Aim of the task: Take every line from the first down to the line with "plt.rcParams['font.family'] = ['Liberation" and set it down exactly, without the pictures.
◆ ◆ ◆ ◆ ◆ ◆ ◆
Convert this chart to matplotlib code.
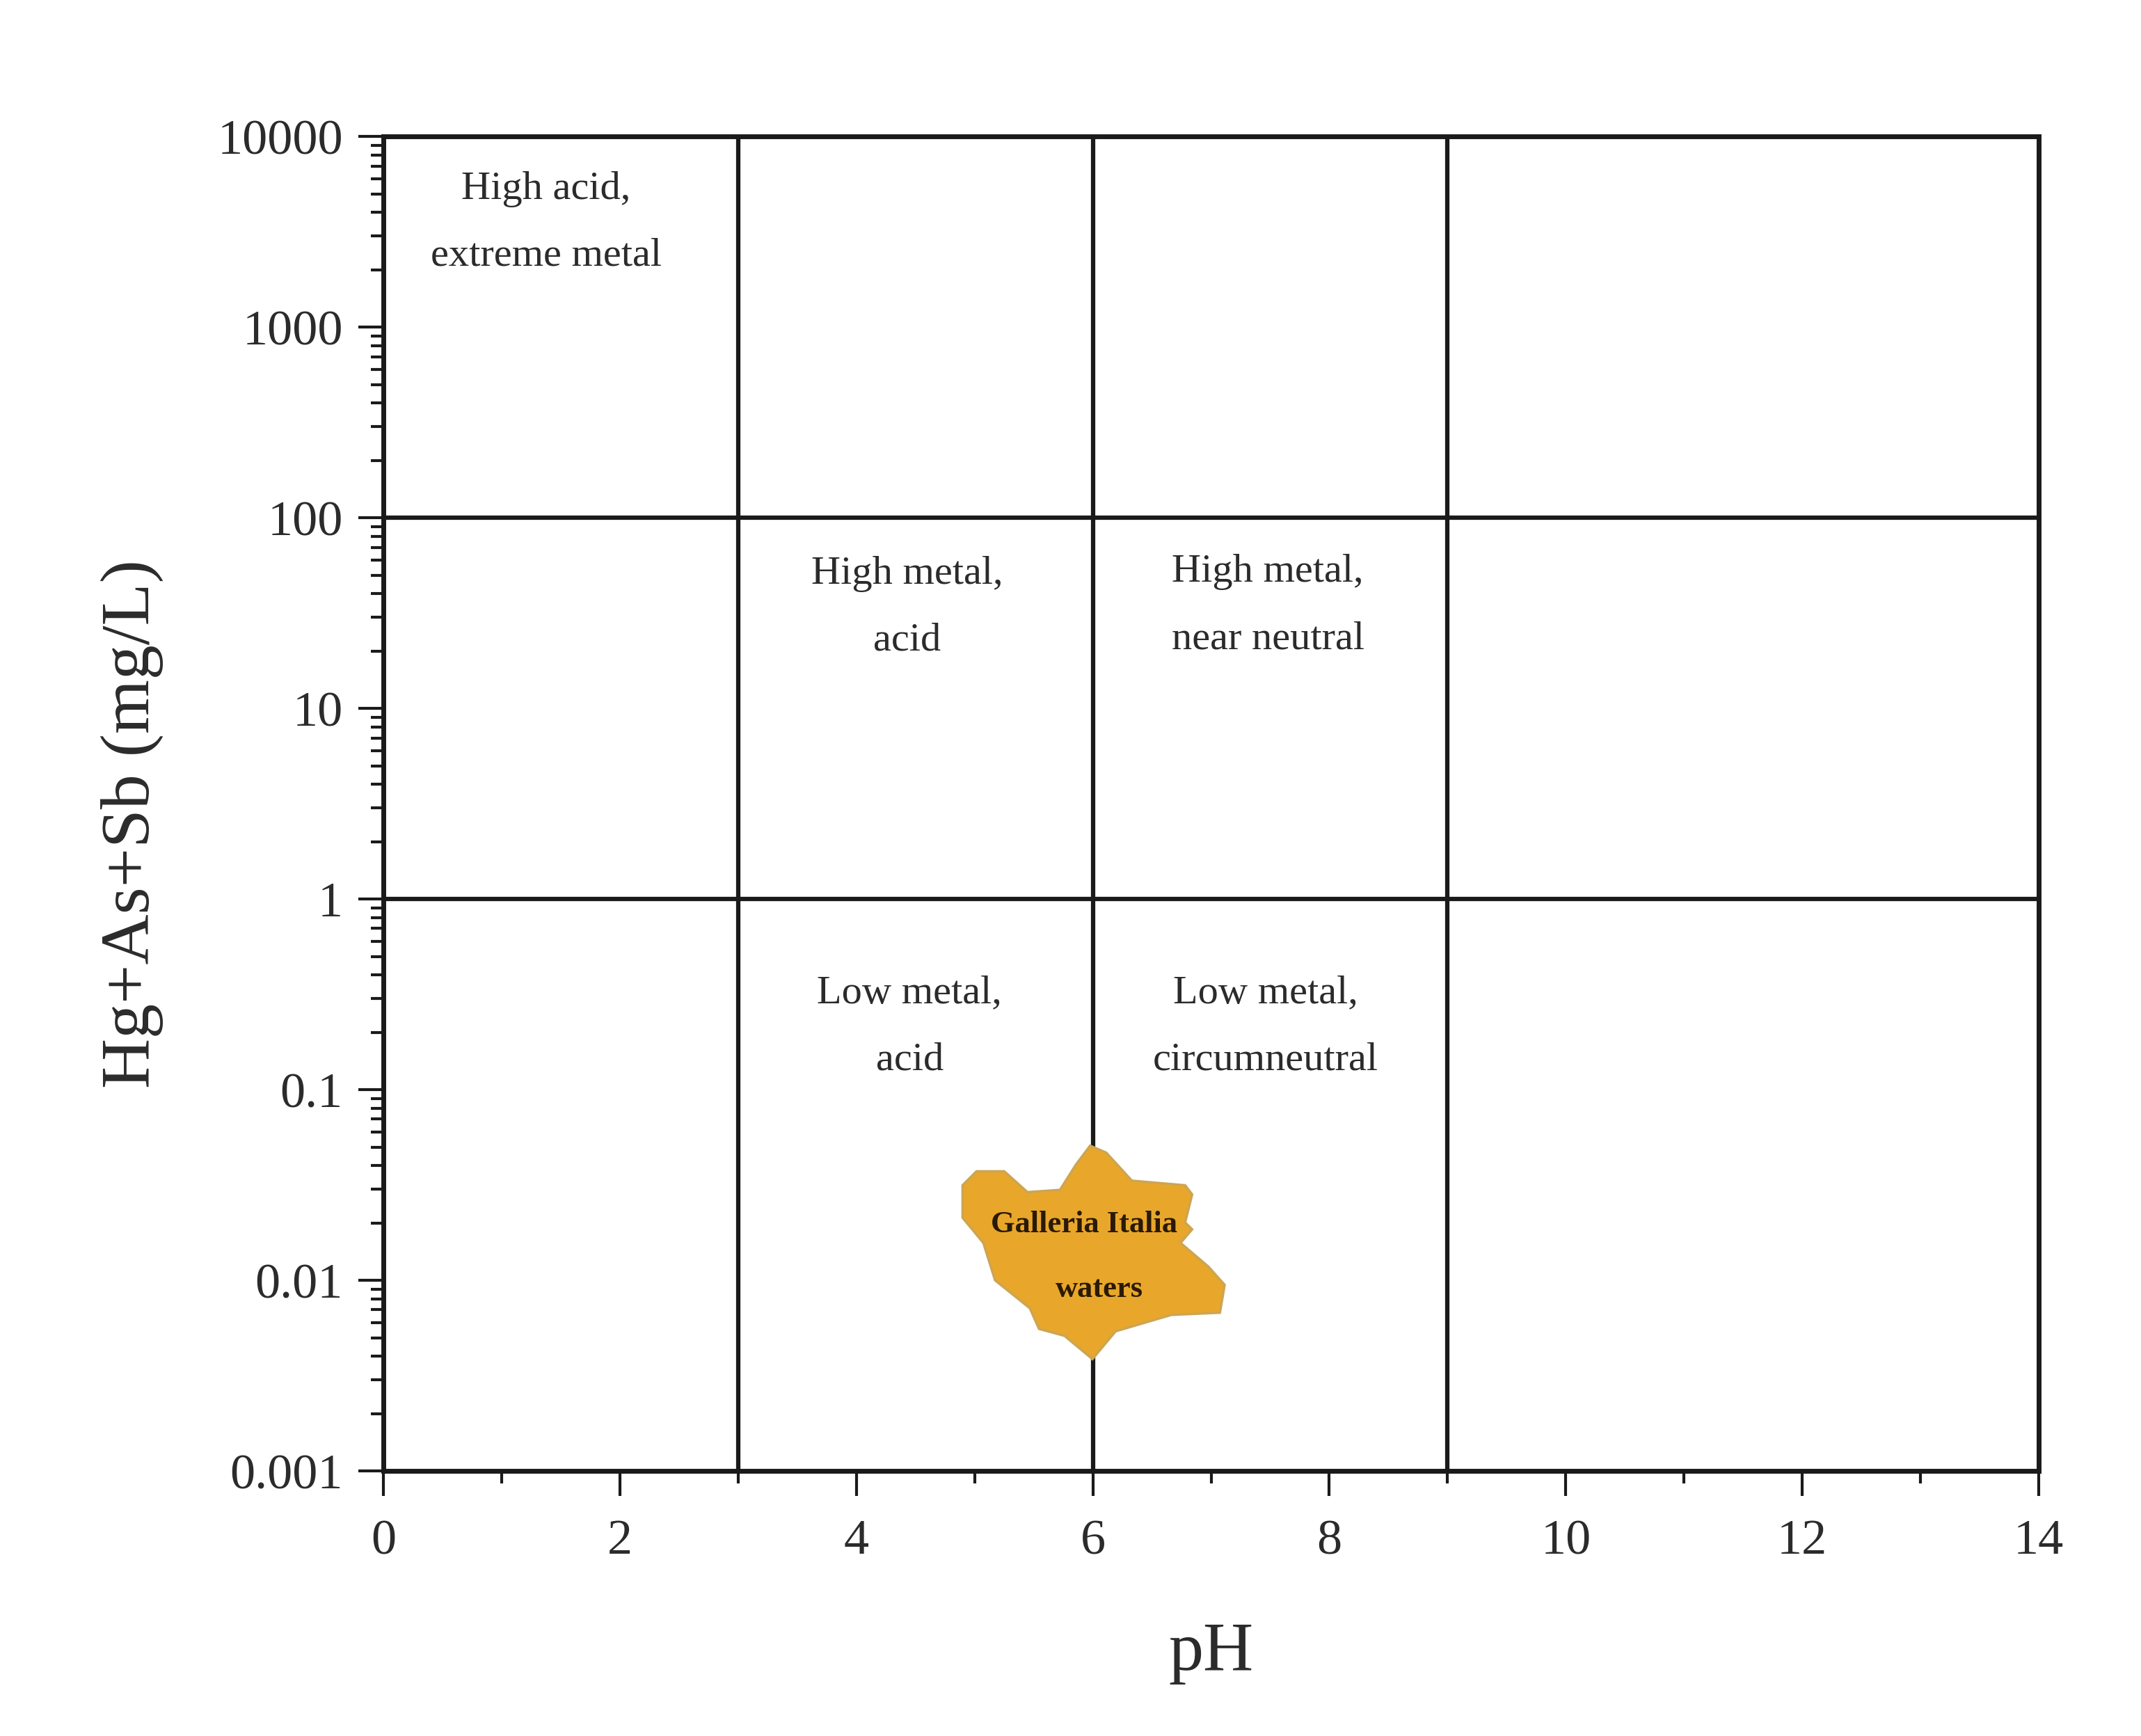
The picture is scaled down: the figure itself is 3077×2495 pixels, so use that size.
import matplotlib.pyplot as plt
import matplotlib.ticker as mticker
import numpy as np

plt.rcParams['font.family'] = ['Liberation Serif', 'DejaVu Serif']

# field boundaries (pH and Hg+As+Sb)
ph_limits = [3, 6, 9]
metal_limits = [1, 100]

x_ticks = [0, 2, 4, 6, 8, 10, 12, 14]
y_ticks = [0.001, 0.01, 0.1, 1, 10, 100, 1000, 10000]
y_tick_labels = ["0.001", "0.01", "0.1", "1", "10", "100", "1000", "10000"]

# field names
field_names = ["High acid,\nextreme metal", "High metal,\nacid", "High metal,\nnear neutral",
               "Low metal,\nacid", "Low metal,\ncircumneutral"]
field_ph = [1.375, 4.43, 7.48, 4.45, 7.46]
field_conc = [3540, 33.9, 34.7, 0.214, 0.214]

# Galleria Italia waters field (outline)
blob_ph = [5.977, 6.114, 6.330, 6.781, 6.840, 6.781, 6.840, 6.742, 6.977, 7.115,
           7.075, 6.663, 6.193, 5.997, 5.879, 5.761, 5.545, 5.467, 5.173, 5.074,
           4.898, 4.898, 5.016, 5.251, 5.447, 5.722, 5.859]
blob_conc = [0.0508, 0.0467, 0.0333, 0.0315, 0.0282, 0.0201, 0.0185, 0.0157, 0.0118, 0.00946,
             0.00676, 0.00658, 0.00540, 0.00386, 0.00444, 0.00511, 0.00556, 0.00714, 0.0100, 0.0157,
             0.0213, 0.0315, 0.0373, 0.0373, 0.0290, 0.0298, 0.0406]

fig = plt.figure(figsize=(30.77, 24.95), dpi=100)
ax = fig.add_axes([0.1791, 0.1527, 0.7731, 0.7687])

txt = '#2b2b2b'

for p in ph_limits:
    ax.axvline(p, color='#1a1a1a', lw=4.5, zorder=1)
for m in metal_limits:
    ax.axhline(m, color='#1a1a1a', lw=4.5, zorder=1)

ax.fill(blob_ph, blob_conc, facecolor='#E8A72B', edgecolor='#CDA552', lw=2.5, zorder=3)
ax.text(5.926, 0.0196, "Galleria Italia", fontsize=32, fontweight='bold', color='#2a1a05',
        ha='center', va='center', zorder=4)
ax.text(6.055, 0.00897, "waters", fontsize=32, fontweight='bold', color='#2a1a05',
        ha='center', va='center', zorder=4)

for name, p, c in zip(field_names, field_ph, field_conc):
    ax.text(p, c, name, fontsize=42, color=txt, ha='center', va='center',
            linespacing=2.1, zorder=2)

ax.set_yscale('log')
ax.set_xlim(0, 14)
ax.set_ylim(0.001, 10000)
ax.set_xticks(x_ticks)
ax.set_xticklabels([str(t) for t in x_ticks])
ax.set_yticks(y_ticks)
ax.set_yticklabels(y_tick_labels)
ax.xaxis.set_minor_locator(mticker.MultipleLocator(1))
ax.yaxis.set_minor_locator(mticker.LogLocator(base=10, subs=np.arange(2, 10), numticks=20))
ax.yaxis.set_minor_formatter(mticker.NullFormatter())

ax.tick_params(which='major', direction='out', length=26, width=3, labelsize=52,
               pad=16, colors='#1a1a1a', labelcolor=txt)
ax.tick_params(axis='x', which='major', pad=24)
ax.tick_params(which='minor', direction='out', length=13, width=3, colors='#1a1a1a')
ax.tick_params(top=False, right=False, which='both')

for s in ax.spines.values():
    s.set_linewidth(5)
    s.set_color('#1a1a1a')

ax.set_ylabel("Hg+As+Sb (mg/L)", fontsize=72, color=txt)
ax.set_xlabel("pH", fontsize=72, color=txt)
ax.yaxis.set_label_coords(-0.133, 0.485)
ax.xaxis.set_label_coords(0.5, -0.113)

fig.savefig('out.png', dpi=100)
◆ ◆ ◆ ◆ ◆ ◆ ◆
Reply:
Convert this chart to matplotlib code.
The picture is scaled down: the figure itself is 3077×2495 pixels, so use that size.
import matplotlib.pyplot as plt
import matplotlib.ticker as mticker
import numpy as np

plt.rcParams['font.family'] = ['Liberation Serif', 'DejaVu Serif']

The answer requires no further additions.